With pictures left out, retype the lines from the start of the records through the one that contains "const polar = (a, r)".

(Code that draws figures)

◇ ◇ ◇

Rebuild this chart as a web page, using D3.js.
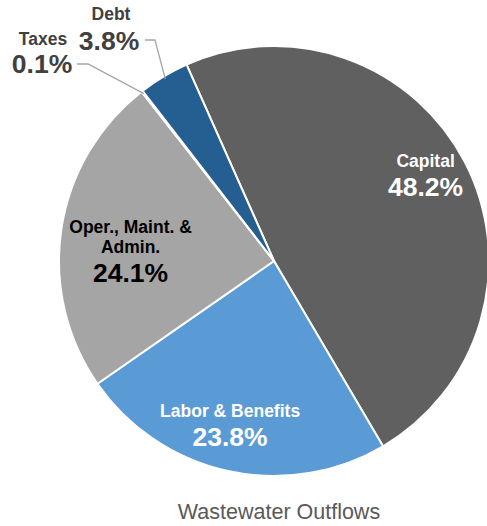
<!DOCTYPE html>
<html>
<head>
<meta charset="utf-8">
<script src="https://cdn.jsdelivr.net/npm/d3@7/dist/d3.min.js"></script>
<style>
  html, body { margin: 0; padding: 0; background: #fff; }
  svg { display: block; font-family: "Liberation Sans", Arial, sans-serif; }
</style>
</head>
<body>
<script>
// Wastewater outflow shares, in percent, drawn clockwise
const categories = ["Capital", "Labor & Benefits", "Oper., Maint. & Admin.", "Taxes", "Debt"];
const values = [48.2, 23.8, 24.1, 0.1, 3.8];
const percentLabels = ["48.2%", "23.8%", "24.1%", "0.1%", "3.8%"];
const nameLines = [["Capital"], ["Labor & Benefits"], ["Oper., Maint. &", "Admin."], ["Taxes"], ["Debt"]];
const colors = ["#606060", "#5b9bd5", "#a5a5a5", "#ffc000", "#255e91"];
const title = "Wastewater Outflows";

const W = 487, H = 526;
const cx = 274, cy = 261, R = 215;
const deg = Math.PI / 180;
const nameSize = 17.5, pctSize = 26.5;

const svg = d3.select("body").append("svg").attr("width", W).attr("height", H);
const g = svg.append("g").attr("transform", `translate(${cx},${cy})`);

const start = -24 * deg;
const pie = d3.pie().sort(null).value(d => d).startAngle(start).endAngle(start + 2 * Math.PI);
const arcs = pie(values);
const arc = d3.arc().innerRadius(0).outerRadius(R);

g.selectAll("path.slice").data(arcs).join("path")
  .attr("class", "slice")
  .attr("d", arc)
  .attr("fill", (d, i) => colors[i])
  .attr("stroke", "#fff")
  .attr("stroke-width", 2)
  .attr("stroke-linejoin", "round");

// point at angle a (clockwise from 12 o'clock) and radius r
const polar = (a, r) => [r * Math.sin(a), -r * Math.cos(a)];

// inside labels: percent baseline sits at (slice mid-angle + shift, r)
const inside = [
  { i: 0, shift: 4, r: 165, color: "#fff" },
  { i: 1, shift: 1, r: 190, color: "#fff" },
  { i: 2, shift: -17, r: 145, color: "#000" }
];
inside.forEach(o => {
  const a = arcs[o.i];
  const mid = (a.startAngle + a.endAngle) / 2 + o.shift * deg;
  const [x, y] = polar(mid, o.r);
  const lines = nameLines[o.i];
  const lh = 20;
  const t = g.append("g").attr("fill", o.color).attr("text-anchor", "middle");
  lines.forEach((s, k) => {
    t.append("text").attr("x", x).attr("y", y - 29 - (lines.length - 1 - k) * lh)
      .attr("font-size", nameSize).attr("font-weight", "bold").text(s);
  });
  t.append("text").attr("x", x).attr("y", y)
    .attr("font-size", pctSize).attr("font-weight", "bold").text(percentLabels[o.i]);
});

// outside labels for the two thin slices, with elbow leader lines
const outside = [
  { i: 4, name: [-163, -241], pct: [-165, -211], lineStart: [-129, -221], elbow: [-119, -221] },
  { i: 3, name: [-231, -216], pct: [-232, -188], lineStart: [-197, -197], elbow: [-186, -197] }
];
outside.forEach(o => {
  const a = arcs[o.i];
  const mid = (a.startAngle + a.endAngle) / 2;
  const tip = polar(mid, R - 3);
  g.append("path")
    .attr("d", d3.line()([o.lineStart, o.elbow, tip]))
    .attr("fill", "none").attr("stroke", "#a6a6a6").attr("stroke-width", 1.3);
  g.append("text").attr("x", o.name[0]).attr("y", o.name[1])
    .attr("text-anchor", "middle").attr("font-size", nameSize).attr("font-weight", "bold")
    .attr("fill", "#404040").text(nameLines[o.i][0]);
  g.append("text").attr("x", o.pct[0]).attr("y", o.pct[1])
    .attr("text-anchor", "middle").attr("font-size", pctSize).attr("font-weight", "bold")
    .attr("fill", "#404040").text(percentLabels[o.i]);
});

svg.append("text").attr("x", 279).attr("y", 519)
  .attr("text-anchor", "middle").attr("font-size", 21.5).attr("fill", "#595959")
  .text(title);
</script>
</body>
</html>
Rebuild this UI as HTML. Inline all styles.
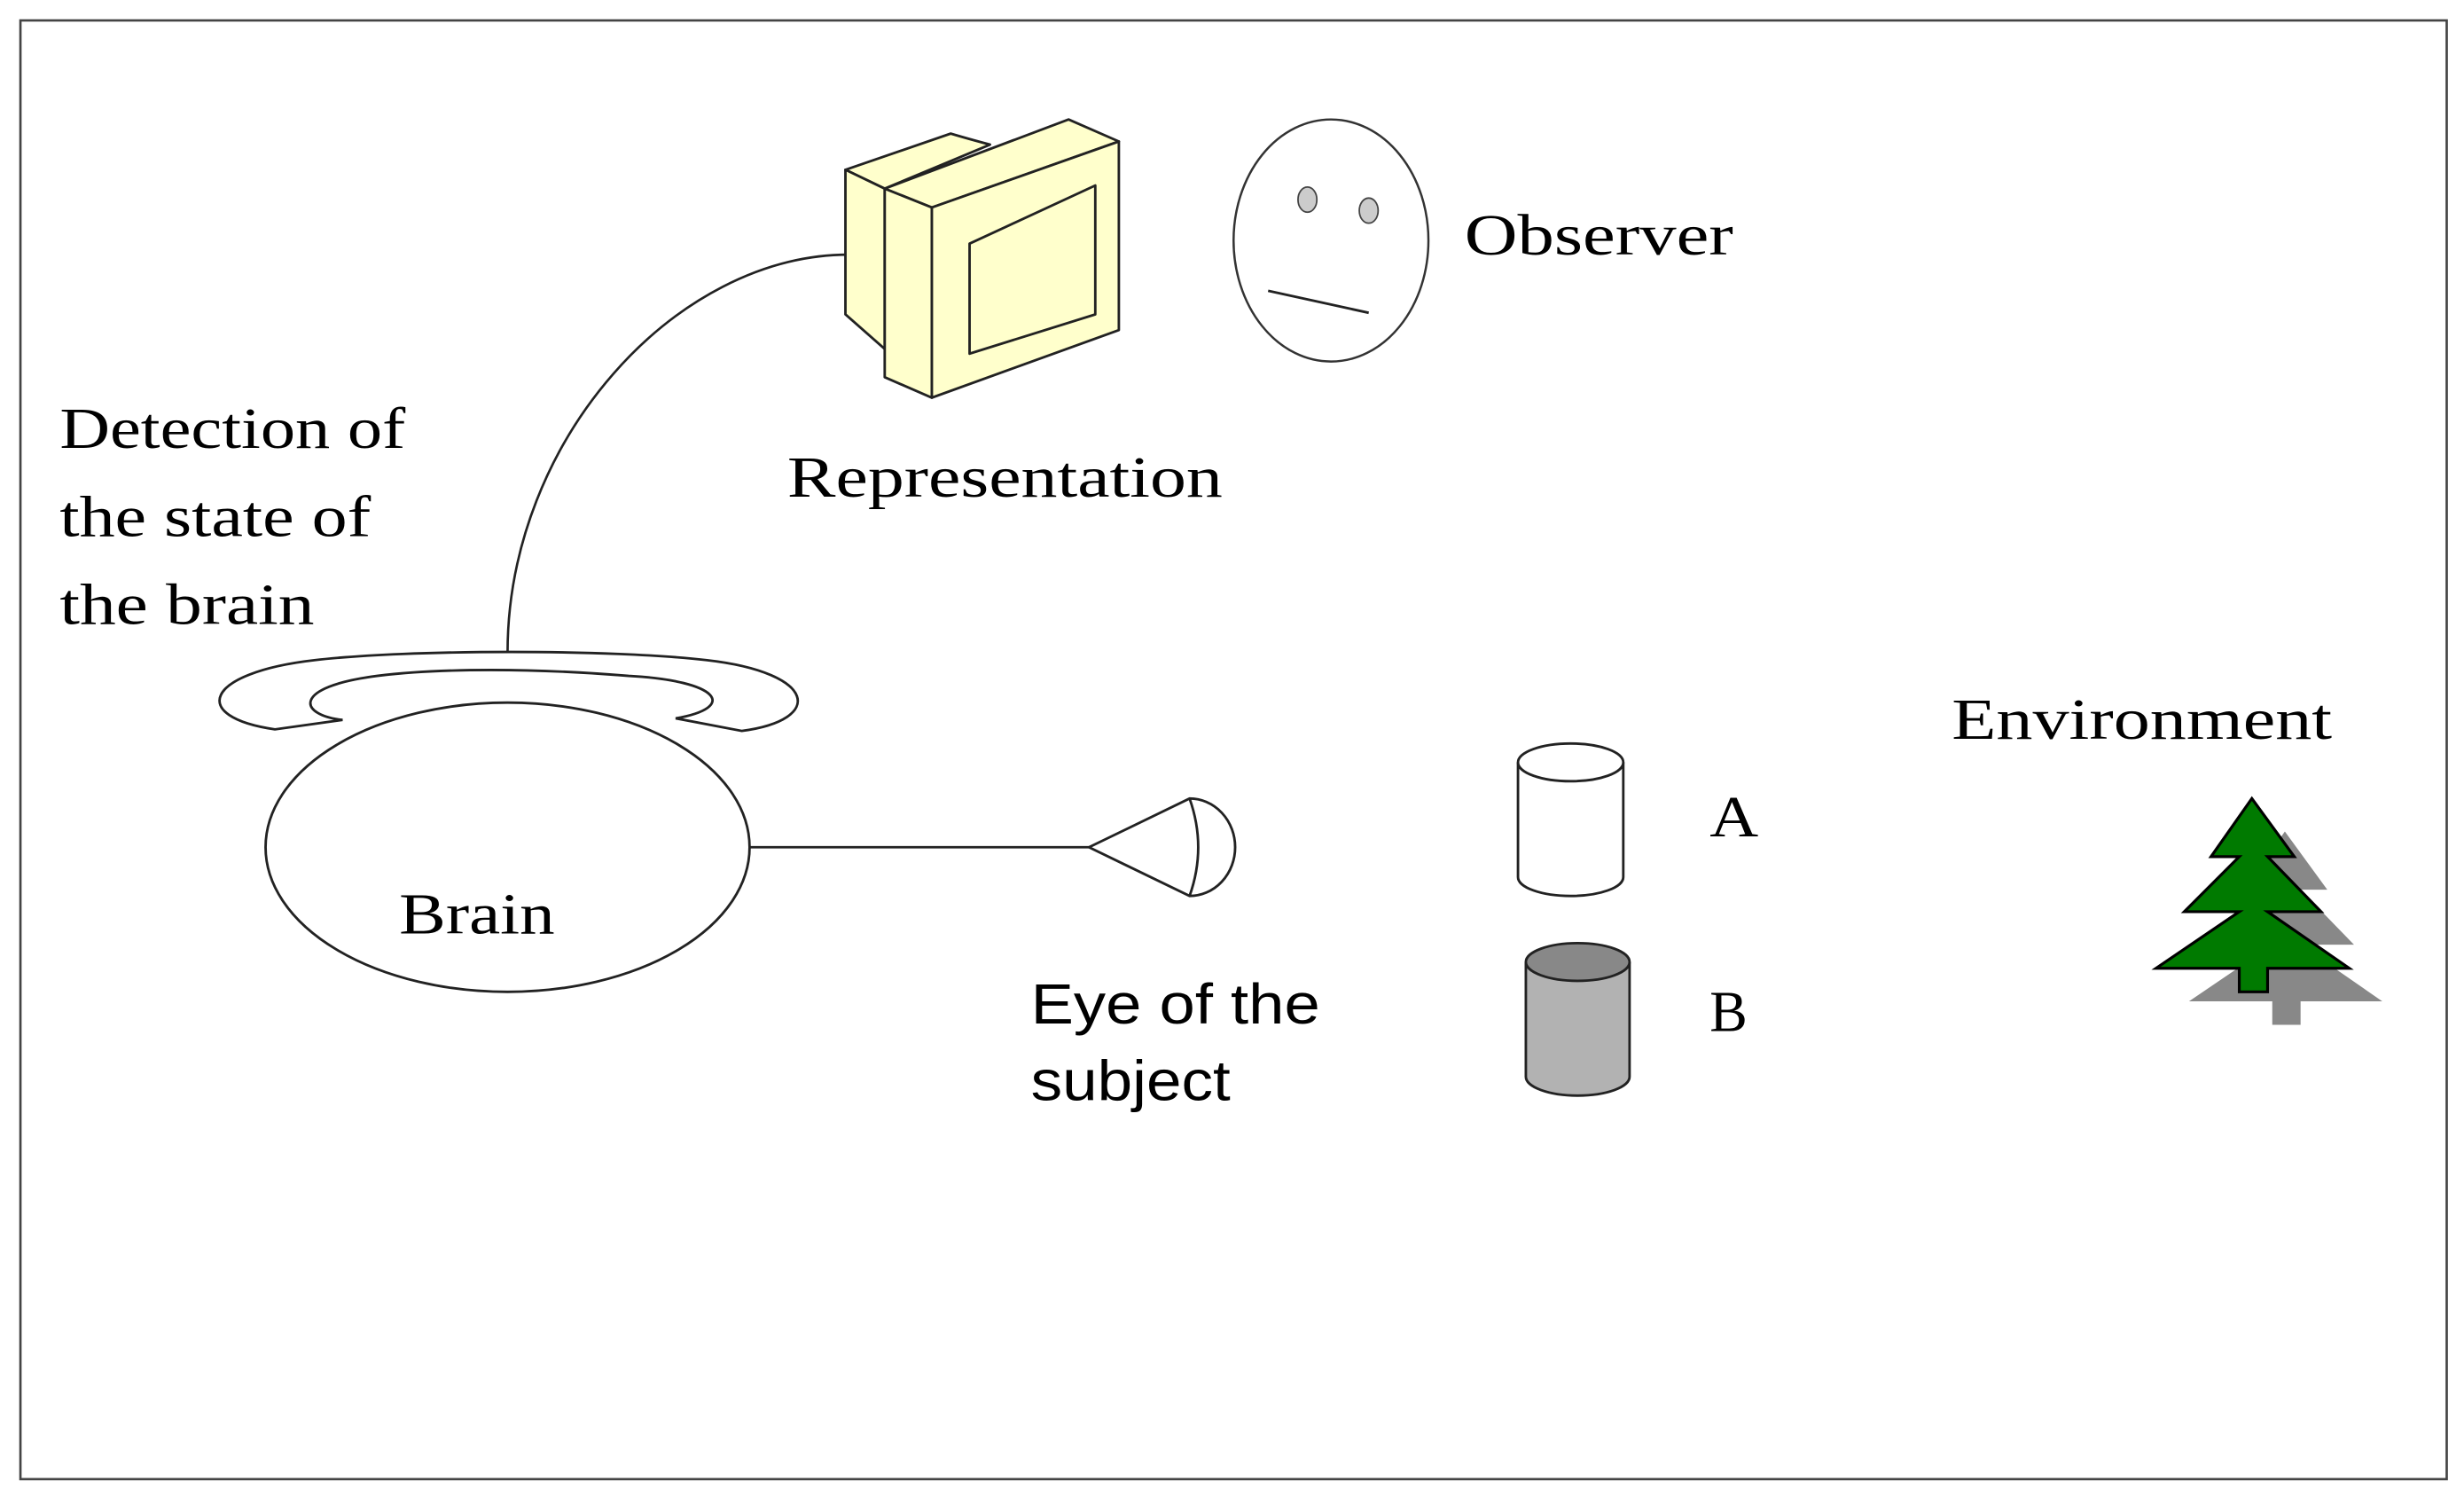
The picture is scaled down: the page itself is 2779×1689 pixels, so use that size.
<!DOCTYPE html>
<html><head><style>html,body{margin:0;padding:0;background:#fff}svg{display:block}</style></head>
<body>
<svg width="2779" height="1689" viewBox="0 0 1568 953" preserveAspectRatio="none" xmlns="http://www.w3.org/2000/svg">
<rect x="0" y="0" width="1568" height="953" fill="#fff"/>
<rect x="13" y="13" width="1544" height="928" fill="none" stroke="#444" stroke-width="1.5"/>
<path d="M323,415 C323,280 430,162 540,162" fill="none" stroke="#222" stroke-width="1.5"/>
<g stroke="#222" stroke-width="1.6" fill="#ffffcc" stroke-linejoin="round">
<path d="M538,108 L605,85 Q615,88 630,92 L563,120 Z"/>
<path d="M538,108 L563,120 L563,222 L538,200 Z"/>
<path d="M563,120 L680,76 L712,90 L593,132 Z"/>
<path d="M563,120 L593,132 L593,253 L563,240 Z"/>
<path d="M593,132 L712,90 L712,210 L593,253 Z"/>
<path d="M617,155 L697,118 L697,200 L617,225 Z"/>
</g>
<ellipse cx="847" cy="153" rx="62" ry="77" fill="#fff" stroke="#333" stroke-width="1.4"/>
<ellipse cx="832" cy="127" rx="6" ry="8" fill="#ccc" stroke="#444" stroke-width="1"/>
<ellipse cx="871" cy="134" rx="6" ry="8" fill="#ccc" stroke="#444" stroke-width="1"/>
<line x1="807" y1="185" x2="871" y2="199" stroke="#222" stroke-width="1.6"/>
<path d="M175,464 C120,456 130,428 200,420 C260,413 390,413 450,420 C520,428 525,458 472,465 L430,457 C470,450 458,433 400,430 C340,425 280,425 240,430 C185,437 190,455 218,458 Z" fill="#fff" stroke="#222" stroke-width="1.6"/>
<ellipse cx="323" cy="539" rx="154" ry="92" fill="#fff" stroke="#222" stroke-width="1.6"/>
<line x1="477" y1="539" x2="693" y2="539" stroke="#222" stroke-width="1.6"/>
<path d="M693,539 L757,508 A29,31 0 0 1 757,570 Z" fill="#fff" stroke="#222" stroke-width="1.6"/>
<path d="M757,508 Q768,539 757,570" fill="none" stroke="#222" stroke-width="1.6"/>
<g stroke="#222" stroke-width="1.6">
<path d="M966,485 L966,558 A33.5,12 0 0 0 1033,558 L1033,485" fill="#fff"/>
<ellipse cx="999.5" cy="485" rx="33.5" ry="12" fill="#fff"/>
<path d="M971,612 L971,685 A33,12 0 0 0 1037,685 L1037,612" fill="#b2b2b2"/>
<ellipse cx="1004" cy="612" rx="33" ry="12" fill="#888"/>
</g>
<g transform="translate(21,21)" fill="#888">
<path d="M1433,508 L1460,545 L1443,545 L1477,580 L1443,580 L1495,616 L1443,616 L1443,631 L1425,631 L1425,616 L1372,616 L1425,580 L1390,580 L1425,545 L1407,545 Z"/>
</g>
<path d="M1433,508 L1460,545 L1443,545 L1477,580 L1443,580 L1495,616 L1443,616 L1443,631 L1425,631 L1425,616 L1372,616 L1425,580 L1390,580 L1425,545 L1407,545 Z" fill="#007a00" stroke="#000" stroke-width="1.8"/>
<g font-family="'Liberation Serif', serif" font-size="37" fill="#000" lengthAdjust="spacingAndGlyphs">
<text x="38" y="285" textLength="220" lengthAdjust="spacingAndGlyphs">Detection of</text>
<text x="38" y="341" textLength="198" lengthAdjust="spacingAndGlyphs">the state of</text>
<text x="38" y="397" textLength="162" lengthAdjust="spacingAndGlyphs">the brain</text>
<text x="501" y="316" textLength="277" lengthAdjust="spacingAndGlyphs">Representation</text>
<text x="932" y="162" textLength="171" lengthAdjust="spacingAndGlyphs">Observer</text>
<text x="1242" y="470" textLength="242" lengthAdjust="spacingAndGlyphs">Environment</text>
<text x="1088" y="532" textLength="31" lengthAdjust="spacingAndGlyphs">A</text>
<text x="1088" y="656" textLength="24" lengthAdjust="spacingAndGlyphs">B</text>
<text x="254" y="594" textLength="99" lengthAdjust="spacingAndGlyphs">Brain</text>
</g>
<g font-family="'Liberation Sans', sans-serif" font-size="36" fill="#000">
<text x="656" y="651" textLength="184" lengthAdjust="spacingAndGlyphs">Eye of the</text>
<text x="656" y="700" textLength="127" lengthAdjust="spacingAndGlyphs">subject</text>
</g>
</svg>
</body></html>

◇ ◇ ◇

**Completed exercise:**
Rebuild this chart as a web page, using D3.js.
<!DOCTYPE html>
<html>
<head>
<meta charset="utf-8">
<script src="https://cdn.jsdelivr.net/npm/d3@7/dist/d3.min.js"></script>
<style>
  html, body { margin: 0; padding: 0; background: #fff; }
  svg { display: block; font-family: "Liberation Sans", Arial, sans-serif; }
</style>
</head>
<body>
<script>
// Wastewater outflow shares, in percent, drawn clockwise
const categories = ["Capital", "Labor & Benefits", "Oper., Maint. & Admin.", "Taxes", "Debt"];
const values = [48.2, 23.8, 24.1, 0.1, 3.8];
const percentLabels = ["48.2%", "23.8%", "24.1%", "0.1%", "3.8%"];
const nameLines = [["Capital"], ["Labor & Benefits"], ["Oper., Maint. &", "Admin."], ["Taxes"], ["Debt"]];
const colors = ["#606060", "#5b9bd5", "#a5a5a5", "#ffc000", "#255e91"];
const title = "Wastewater Outflows";

const W = 487, H = 526;
const cx = 274, cy = 261, R = 215;
const deg = Math.PI / 180;
const nameSize = 17.5, pctSize = 26.5;

const svg = d3.select("body").append("svg").attr("width", W).attr("height", H);
const g = svg.append("g").attr("transform", `translate(${cx},${cy})`);

const start = -24 * deg;
const pie = d3.pie().sort(null).value(d => d).startAngle(start).endAngle(start + 2 * Math.PI);
const arcs = pie(values);
const arc = d3.arc().innerRadius(0).outerRadius(R);

g.selectAll("path.slice").data(arcs).join("path")
  .attr("class", "slice")
  .attr("d", arc)
  .attr("fill", (d, i) => colors[i])
  .attr("stroke", "#fff")
  .attr("stroke-width", 2)
  .attr("stroke-linejoin", "round");

// point at angle a (clockwise from 12 o'clock) and radius r
const polar = (a, r) => [r * Math.sin(a), -r * Math.cos(a)];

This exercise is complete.